# GIVEN REQUEST:
Leave out the pictures, then reproduce the rest of the material exactly.
## BEGIN DATA SHOWN
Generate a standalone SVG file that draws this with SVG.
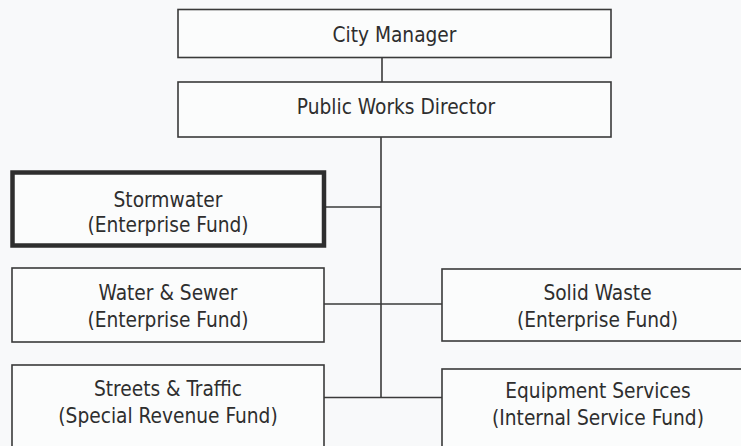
<svg xmlns="http://www.w3.org/2000/svg" width="741" height="446" viewBox="0 0 741 446">
  <style>
    .box { fill: #fbfcfc; stroke: #3a3a3a; stroke-width: 1.6; }
    .thick { fill: #fbfcfc; stroke: #2e2e2e; stroke-width: 4.5; }
    .lbl { font-family: "DejaVu Sans Condensed", "DejaVu Sans", Verdana, sans-serif; font-stretch: condensed; font-size: 20.7px; fill: #2e2e2e; text-anchor: middle; }
    .conn { stroke: #3a3a3a; stroke-width: 1.6; fill: none; }
  </style>
  <rect x="0" y="0" width="741" height="446" fill="#f8f9fa"/>
  <g id="connectors">
    <line class="conn" x1="382" y1="58" x2="382" y2="82"/>
    <line class="conn" x1="381" y1="137" x2="381" y2="398"/>
    <line class="conn" x1="326" y1="207" x2="381" y2="207"/>
    <line class="conn" x1="324" y1="304" x2="442" y2="304"/>
    <line class="conn" x1="324" y1="397.5" x2="442" y2="397.5"/>
  </g>
  <g id="city-manager">
    <rect class="box" x="178" y="9.5" width="433" height="48"/>
    <text class="lbl" x="394.5" y="42">City Manager</text>
  </g>
  <g id="public-works-director">
    <rect class="box" x="178" y="82" width="433" height="55"/>
    <text class="lbl" x="396" y="113.5">Public Works Director</text>
  </g>
  <g id="stormwater">
    <rect class="thick" x="12.5" y="172.5" width="311.5" height="73"/>
    <text class="lbl" x="168" y="206.5">Stormwater</text>
    <text class="lbl" x="168" y="232">(Enterprise Fund)</text>
  </g>
  <g id="water-sewer">
    <rect class="box" x="12" y="268" width="312" height="74"/>
    <text class="lbl" x="168" y="300">Water &amp; Sewer</text>
    <text class="lbl" x="168" y="327">(Enterprise Fund)</text>
  </g>
  <g id="streets-traffic">
    <rect class="box" x="12" y="365" width="312" height="90"/>
    <text class="lbl" x="168" y="396">Streets &amp; Traffic</text>
    <text class="lbl" x="168" y="423">(Special Revenue Fund)</text>
  </g>
  <g id="solid-waste">
    <rect class="box" x="442" y="269" width="312" height="72"/>
    <text class="lbl" x="597.5" y="300">Solid Waste</text>
    <text class="lbl" x="597.5" y="327">(Enterprise Fund)</text>
  </g>
  <g id="equipment-services">
    <rect class="box" x="442" y="369" width="312" height="90"/>
    <text class="lbl" x="598" y="398">Equipment Services</text>
    <text class="lbl" x="598" y="425">(Internal Service Fund)</text>
  </g>
</svg>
## END DATA SHOWN
# FULL ANSWER:
Generate a standalone SVG file that draws this with SVG.
<svg xmlns="http://www.w3.org/2000/svg" width="741" height="446" viewBox="0 0 741 446">
  <style>
    .box { fill: #fbfcfc; stroke: #3a3a3a; stroke-width: 1.6; }
    .thick { fill: #fbfcfc; stroke: #2e2e2e; stroke-width: 4.5; }
    .lbl { font-family: "DejaVu Sans Condensed", "DejaVu Sans", Verdana, sans-serif; font-stretch: condensed; font-size: 20.7px; fill: #2e2e2e; text-anchor: middle; }
    .conn { stroke: #3a3a3a; stroke-width: 1.6; fill: none; }
  </style>
  <rect x="0" y="0" width="741" height="446" fill="#f8f9fa"/>
  <g id="connectors">
    <line class="conn" x1="382" y1="58" x2="382" y2="82"/>
    <line class="conn" x1="381" y1="137" x2="381" y2="398"/>
    <line class="conn" x1="326" y1="207" x2="381" y2="207"/>
    <line class="conn" x1="324" y1="304" x2="442" y2="304"/>
    <line class="conn" x1="324" y1="397.5" x2="442" y2="397.5"/>
  </g>
  <g id="city-manager">
    <rect class="box" x="178" y="9.5" width="433" height="48"/>
    <text class="lbl" x="394.5" y="42">City Manager</text>
  </g>
  <g id="public-works-director">
    <rect class="box" x="178" y="82" width="433" height="55"/>
    <text class="lbl" x="396" y="113.5">Public Works Director</text>
  </g>
  <g id="stormwater">
    <rect class="thick" x="12.5" y="172.5" width="311.5" height="73"/>
    <text class="lbl" x="168" y="206.5">Stormwater</text>
    <text class="lbl" x="168" y="232">(Enterprise Fund)</text>
  </g>
  <g id="water-sewer">
    <rect class="box" x="12" y="268" width="312" height="74"/>
    <text class="lbl" x="168" y="300">Water &amp; Sewer</text>
    <text class="lbl" x="168" y="327">(Enterprise Fund)</text>
  </g>
  <g id="streets-traffic">
    <rect class="box" x="12" y="365" width="312" height="90"/>
    <text class="lbl" x="168" y="396">Streets &amp; Traffic</text>
    <text class="lbl" x="168" y="423">(Special Revenue Fund)</text>
  </g>
  <g id="solid-waste">
    <rect class="box" x="442" y="269" width="312" height="72"/>
    <text class="lbl" x="597.5" y="300">Solid Waste</text>
    <text class="lbl" x="597.5" y="327">(Enterprise Fund)</text>
  </g>
  <g id="equipment-services">
    <rect class="box" x="442" y="369" width="312" height="90"/>
    <text class="lbl" x="598" y="398">Equipment Services</text>
    <text class="lbl" x="598" y="425">(Internal Service Fund)</text>
  </g>
</svg>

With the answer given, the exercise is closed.